LONDON – The biggest challenge facing critical infrastructure is a push to go digital despite controls being dated, according to a panel speaking at this week's InfoSecurity Europe.
For example, the control systems used by Network Rail, which owns and operates Britain's rail infrastructure, is made up of an electro-mechanical infrastructure. However, Peter Gibbons, head of information security at Network Rail, said the company is in the process of making it more computerized.
Gibbons said his team has to apply new sets of practices to accompany the updated control setup.
"The bigger challenge comes with the bits [of technology] that are already there," Gibbons said during a panel discussion on Wednesday. "Interlocking technology is hardware based, but it's not computerized and not programmable. When you start computerizing that, it becomes a real challenge."
Mark Jones, CISO at British Airports Authority (BAA), which runs the Heathrow Express, an airport rail that offers transportation from Heathrow Airport to central London, said his company is experiencing a cultural impediment.
As Heathrow Express is updated, Jones is tasked with ensuring workers who are familiar with the traditional system can collaborate with those who specialize in implementing the new system."The mindsets of those two communities are quite different," Jones said. "We're trying to persuade stakeholders who have taken an electro-mechanical view, that they need to take on a stronger view of digital."

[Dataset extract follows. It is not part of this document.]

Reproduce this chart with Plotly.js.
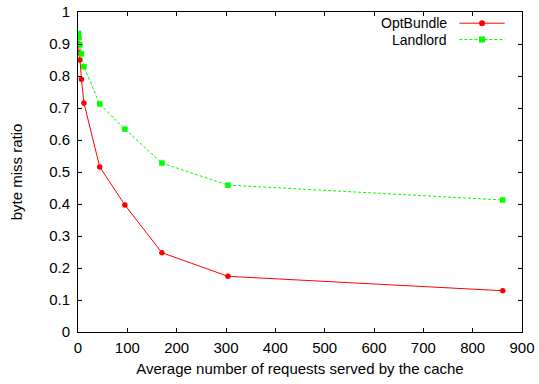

And even once the updates take place, there's a concern for a potential attack, Gibbons said, adding that Network Rail could "absolutely" be hacked.
"We're looking at a system that's largely based on Victorian technology," he said. "You look at the growth numbers and what the government wants us to do, and you can't do that with the technology we have. We have to put more trains onto the infrastructure, and to do that we can't use the current systems and signal boxes we're using."